The thing that really stands out is just how wide the net is being cast, and you can see it clearly once you look at the bikes themselves. Most new or revived brands pick a lane and stay there. But Phelon and Moore is doing the opposite, and it’s doing it right out of the gate.

Let's start with the Panther models. These are mid size cruisers aimed at riders who want something relaxed and approachable, not a chrome covered heavyweight that feels more like a lifestyle commitment than a motorcycle. They’re built for easy miles, reasonable power, and comfort that doesn’t come with a 600-pound penalty. They feel like an answer to riders who like the cruiser idea but not the excess that usually comes with it.

Then there’s the Capetown lineup. These are adventure styled bikes that clearly prioritize versatility over Dakar fantasies. They’re built to cruise comfortably at 75 miles per hour, handle bad pavement and gravel without drama, and still feel manageable when you’re tired, loaded up, or riding solo. They’re not trying to win spec sheet wars. They’re trying to be useful, which is honestly refreshing in a segment that loves to cosplay as extreme.

On the other end of the spectrum, you’ve got the Panthette scooters. This is where the brand’s thinking really gets interesting. Instead of treating scooters like an afterthought or a cheap gateway product, these look properly equipped. Big screens, modern safety tech, real storage, and designs that don’t scream bare bones commuter. It feels like Phelon & Moore understands that a lot of riders start here, and plenty never leave.

What ties all of this together is restraint, and a focus on accessibility. None of these bikes are chasing extreme performance numbers. Power outputs sit in that sweet spot where highway speeds are easy without being intimidating. Ergonomics look friendly. Seat heights seem realistic. Feature lists are generous without feeling like tech for tech’s sake. Big TFT screens, ABS, traction control, tire pressure monitoring, and connectivity show up across the range, not just on the most expensive models.

That’s not accidental. Ten or fifteen years ago, this level of tech was locked behind premium European price tags. Here, it’s being used as a confidence booster. For newer riders, that matters. For experienced riders who don’t want a massive, overbuilt machine, it matters just as much.

Of course, let’s keep the skepticism healthy. Launching cruisers, adventure bikes, and scooters all at once as a relatively unknown brand is very risky. Dealer networks don’t magically appear. After sales support makes or breaks reputations. Reliability stories take years to earn. And not all riders hand out trust that easily, especially when a bike doesn’t wear a familiar badge.

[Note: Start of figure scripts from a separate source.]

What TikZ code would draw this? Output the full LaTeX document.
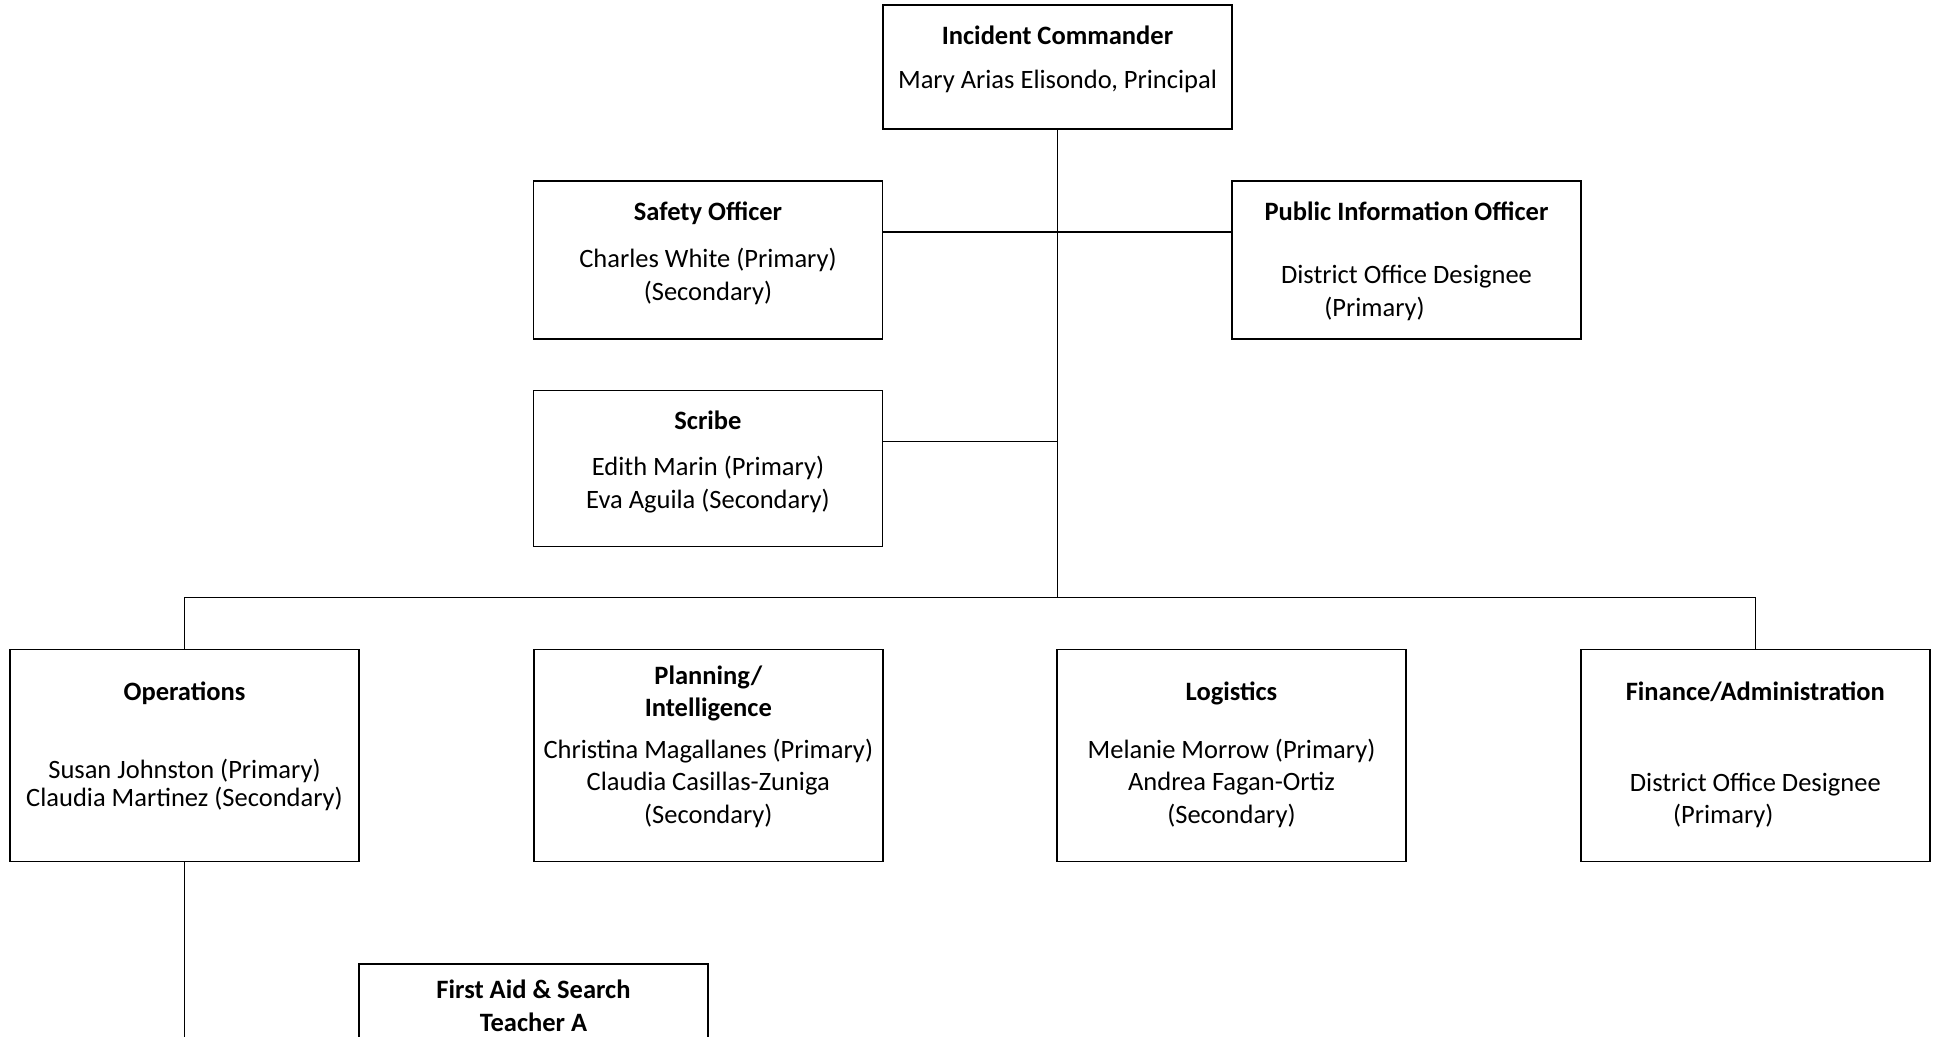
\documentclass[tikz,border=0pt]{standalone}
\usepackage{fontspec}
\setmainfont{Carlito}
\usetikzlibrary{positioning}

% one pixel of the chart
\newlength\ppx
\setlength\ppx{0.415pt}

% text nodes sit on the baseline of their last line
\tikzset{
  box/.style={draw, line width=0.6pt, minimum width=349*\ppx, minimum height=#1*\ppx, inner sep=0pt},
  head/.style={anchor=base, align=center, inner sep=0pt, font=\fontsize{11}{13.2}\selectfont\bfseries},
  who/.style={anchor=base, align=center, inner sep=0pt, font=\fontsize{11}{13.6}\selectfont},
  link/.style={line width=0.6pt},
}

\begin{document}
\begin{tikzpicture}[x=\ppx, y=-\ppx]
\useasboundingbox (0,0) rectangle (1939,1036);
\clip (0,0) rectangle (1939,1036);

%%% command staff
\node[box=124] (ic) at (1057.5,67.2) {};
\node[head] (icT) at ([yshift=-40.5\ppx]ic.north) {Incident Commander};
\node[who] (icN) at ([yshift=-84.5\ppx]ic.north) {Mary Arias Elisondo, Principal};

\node[box=158] (safety) at (708,259.8) {};
\node[head] (safetyT) at ([yshift=-40.5\ppx]safety.north) {Safety Officer};
\node[who] (safetyN) at ([yshift=-120\ppx]safety.north) {Charles White (Primary)\\(Secondary)};

\node[box=158] (pio) at (1406.5,259.8) {};
\node[head] (pioT) at ([yshift=-40.5\ppx]pio.north) {Public Information Officer};
\node[who] (pioN) at ([yshift=-136\ppx]pio.north) {District Office Designee\\(Primary)\hspace*{64\ppx}};

\node[box=156] (scribe) at (708,468.3) {};
\node[head] (scribeT) at ([yshift=-39.5\ppx]scribe.north) {Scribe};
\node[who] (scribeN) at ([yshift=-119\ppx]scribe.north) {Edith Marin (Primary)\\Eva Aguila (Secondary)};

%%% general staff
\node[box=212] (ops) at (184.5,755.5) {};
\node[head] (opsT) at ([yshift=-52\ppx]ops.north) {Operations};
\node[who, font=\fontsize{11}{11.8}\selectfont] (opsN) at ([yshift=-158\ppx]ops.north) {Susan Johnston (Primary)\\Claudia Martinez (Secondary)};

\node[box=212] (plan) at (708.3,755.5) {};
\node[head] (planT) at ([yshift=-67.6\ppx]plan.north) {Planning/\\Intelligence};
\node[who] (planN) at ([yshift=-174.9\ppx]plan.north) {Christina Magallanes (Primary)\\Claudia Casillas-Zuniga\\(Secondary)};

\node[box=212] (logi) at (1231.5,755.5) {};
\node[head] (logiT) at ([yshift=-52\ppx]logi.north) {Logistics};
\node[who] (logiN) at ([yshift=-174.9\ppx]logi.north) {Melanie Morrow (Primary)\\Andrea Fagan-Ortiz\\(Secondary)};

\node[box=212] (fin) at (1755.3,755.5) {};
\node[head] (finT) at ([yshift=-52\ppx]fin.north) {Finance/Administration};
\node[who] (finN) at ([yshift=-175\ppx]fin.north) {District Office Designee\\(Primary)\hspace*{64\ppx}};

%%% operations branch
\node[box=212, anchor=north] (aid) at (533.5,963.3) {};
\node[head, font=\fontsize{11}{13.5}\selectfont\bfseries] (aidT) at ([yshift=-68\ppx]aid.north) {First Aid \& Search\\Teacher A};

%%% lines
\coordinate (j1) at (1057.5,232);
\coordinate (j2) at (1057.5,441.7);
\coordinate (bus) at (1057.5,597.7);
\coordinate (opsEnd) at (184.5,1040);

\draw[link] (ic.south) -- (bus);
\draw[link] (safety.east |- j1) -- (pio.west |- j1);
\draw[link] (scribe.east |- j2) -- (j2);
\draw[link] (ops.north) -- (ops.north |- bus) -| (fin.north);
\draw[link] (ops.south) -- (opsEnd);
\end{tikzpicture}
\end{document}
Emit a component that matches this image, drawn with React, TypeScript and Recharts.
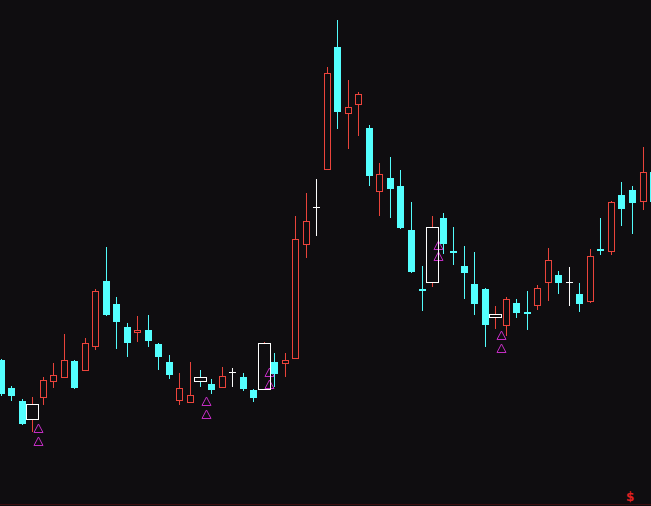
import { ComposedChart, Bar, XAxis, YAxis } from "recharts"

// price readings, one entry per session (index 0 is cut by the left edge)
const opens = [
  14.6, 11.8, 10.5, 8.7, 10.9, 12.5, 12.9, 14.5, 13.6, 16.0,
  22.5, 20.2, 17.9, 17.4, 17.6, 16.2, 14.4, 10.6, 10.4, 12.9,
  12.2, 11.9, 13.4, 12.9, 11.6, 11.7, 14.4, 14.3, 14.8, 26.2,
  29.9, 33.7, 45.9, 39.3, 40.2, 37.8, 31.5, 32.8, 32.0, 27.6,
  21.7, 22.4, 28.8, 25.5, 24.0, 22.2, 21.7, 18.9, 18.1, 20.3,
  19.4, 20.1, 22.4, 23.1, 22.4, 21.2, 20.5, 25.7, 25.5, 31.1,
  31.6, 30.5, 33.4,
]
const closes = [
  11.2, 11.0, 8.2, 10.2, 12.6, 13.1, 14.6, 11.8, 16.3, 21.5,
  19.1, 18.4, 16.3, 17.6, 16.5, 14.9, 13.1, 11.8, 11.1, 12.5,
  11.6, 13.0, 13.4, 11.7, 10.8, 16.3, 13.2, 14.6, 26.7, 28.5,
  29.9, 43.3, 39.4, 39.9, 41.2, 33.0, 33.2, 31.7, 27.8, 23.4,
  21.5, 27.9, 26.2, 25.3, 23.3, 20.2, 18.1, 19.2, 20.7, 19.3,
  19.2, 21.8, 24.6, 22.3, 22.4, 20.2, 25.0, 25.5, 30.4, 29.7,
  30.3, 33.4, 30.4,
]
const highs = [
  14.7, 12.0, 10.7, 10.9, 12.9, 14.3, 17.2, 14.6, 16.8, 21.7,
  25.9, 20.9, 18.3, 19.0, 19.1, 16.3, 15.1, 13.3, 14.4, 13.6,
  12.7, 13.9, 13.8, 13.3, 11.7, 16.4, 15.3, 15.3, 29.0, 31.3,
  32.7, 43.9, 48.6, 42.6, 41.4, 38.1, 34.3, 34.9, 33.6, 30.4,
  24.0, 29.0, 29.3, 27.9, 26.0, 25.4, 21.8, 20.0, 20.9, 20.7,
  21.5, 22.1, 25.8, 23.5, 23.9, 22.3, 25.7, 28.8, 30.5, 32.4,
  32.0, 35.9, 34.1,
]
const lows = [
  11.0, 10.5, 8.1, 7.4, 10.1, 11.8, 12.8, 11.7, 13.5, 15.6,
  19.0, 15.7, 14.9, 16.4, 15.9, 13.6, 12.7, 10.1, 10.3, 11.9,
  11.2, 11.8, 11.9, 11.5, 10.4, 11.7, 11.9, 12.9, 14.8, 24.8,
  27.0, 33.6, 37.7, 35.7, 37.0, 32.0, 29.0, 28.8, 27.7, 23.3,
  19.5, 21.9, 25.2, 24.1, 20.7, 19.1, 15.9, 17.7, 17.0, 18.8,
  17.6, 19.6, 20.5, 21.2, 20.0, 19.4, 20.3, 25.1, 25.1, 28.0,
  27.2, 29.6, 30.1,
]
// sessions drawn with the wide white box; each one also carries the
// double triangle signal, half a session to its right
const markedDays = [3, 19, 25, 41, 47]
const signalUpper = [7.85, 10.5, 13.45, 26.15, 17.15]
const signalLower = [6.55, 9.2, 12.25, 25.0, 15.8]

const RED = "#ec443c"
const CYAN = "#54ffff"
const WHITE = "#ffffff"
const MAGENTA = "#c62ec6"
const BG = "#0f0d10"

const STEP = 10.525
const PRICE_MAX = 50.6

const candles = opens.map((open, i) => {
  const k = markedDays.indexOf(i)
  return {
    i,
    open,
    close: closes[i],
    high: highs[i],
    low: lows[i],
    range: [lows[i], highs[i]],
    marked: k >= 0,
    sigHi: k >= 0 ? signalUpper[k] : null,
    sigLo: k >= 0 ? signalLower[k] : null,
  }
})

function tri(cx: number, cy: number) {
  const px = Math.round(cx) + 0.5
  const py = Math.round(cy) + 0.5
  return `M${px},${py - 4.5} L${px - 4.5},${py + 4} L${px + 4.5},${py + 4} Z`
}

function Candle(props: any) {
  const { x, y, width, height, payload } = props
  if (!payload) return null
  const top = Math.min(y, y + height)
  const bot = Math.max(y, y + height)
  const { open, close, high, low, marked, sigHi, sigLo } = payload
  // linear map along the bar's own scaled extent
  const toY = (v: number) => top + ((high - v) / (high - low)) * (bot - top)
  const cx = Math.round(x + width / 2)
  const flat = open === close
  const up = close > open
  const color = flat ? WHITE : up ? RED : CYAN
  const bTop = Math.round(toY(Math.max(open, close)))
  const bBot = Math.round(toY(Math.min(open, close)))
  const hY = Math.round(toY(high))
  const lY = Math.round(toY(low))
  const wx = cx + 0.5

  if (marked) {
    const sx = x + width
    return (
      <g>
        <path d={tri(sx, toY(sigHi))} fill="none" stroke={MAGENTA} />
        <path d={tri(sx, toY(sigLo))} fill="none" stroke={MAGENTA} />
        <line x1={wx} x2={wx} y1={hY} y2={bTop} stroke={color} />
        <line x1={wx} x2={wx} y1={bBot} y2={lY} stroke={color} />
        <rect x={cx - 6 + 0.5} y={bTop + 0.5} width={12} height={Math.max(bBot - bTop, 2)} fill="none" stroke={WHITE} />
      </g>
    )
  }
  if (flat) {
    return (
      <g>
        <line x1={wx} x2={wx} y1={hY} y2={lY} stroke={WHITE} />
        <line x1={cx - 3} x2={cx + 4} y1={bTop + 0.5} y2={bTop + 0.5} stroke={WHITE} />
      </g>
    )
  }
  if (up) {
    return (
      <g>
        <line x1={wx} x2={wx} y1={hY} y2={bTop} stroke={RED} />
        <line x1={wx} x2={wx} y1={bBot} y2={lY} stroke={RED} />
        <rect x={cx - 3 + 0.5} y={bTop + 0.5} width={6} height={Math.max(bBot - bTop, 1)} fill="none" stroke={RED} />
      </g>
    )
  }
  return (
    <g>
      <line x1={wx} x2={wx} y1={hY} y2={lY} stroke={CYAN} />
      <rect x={cx - 3} y={bTop} width={7} height={Math.max(bBot - bTop, 2)} fill={CYAN} />
    </g>
  )
}

export default function App() {
  const chartW = candles.length * STEP
  return (
    <div
      style={{
        position: "absolute",
        left: 0,
        top: 0,
        width: 651,
        height: 506,
        overflow: "hidden",
        background: BG,
      }}
    >
      <div style={{ position: "absolute", left: -5, top: 0 }}>
        <ComposedChart
          width={chartW}
          height={506}
          data={candles}
          margin={{ top: 0, right: 0, bottom: 0, left: 0 }}
          barCategoryGap={0}
          barGap={0}
        >
          <XAxis dataKey="i" type="category" hide />
          <YAxis type="number" domain={[0, PRICE_MAX]} hide allowDataOverflow />
          <Bar
            dataKey="range"
            shape={(p: any) => <Candle {...p} />}
            isAnimationActive={false}
          />
        </ComposedChart>
      </div>
      <div style={{ position: "absolute", left: 0, top: 504, width: 651, height: 1, background: "#3c0d10" }} />
      <div
        style={{
          position: "absolute",
          left: 626,
          top: 490,
          color: "#e02020",
          fontFamily: "DejaVu Sans",
          fontSize: 12,
          fontWeight: "bold",
          lineHeight: "14px",
        }}
      >
        $
      </div>
    </div>
  )
}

Still, I keep coming back to the same thought. More players in the motorcycle space means more choice. More competition. More pressure on established brands to justify their prices, their specs, and their complacency. Even if you never buy one of these bikes, brands like Phelon and Moore force the rest of the industry to pay attention.

So yeah, this comeback is a gamble. Maybe a big one. But motorcycling has always been shaped by people willing to take risks. If nothing else, Phelon and Moore’s return shakes things up. And as consumers, that’s hard to argue with. More bikes means more options, which ultimately means more reasons to ride. And that’s usually a good thing, right?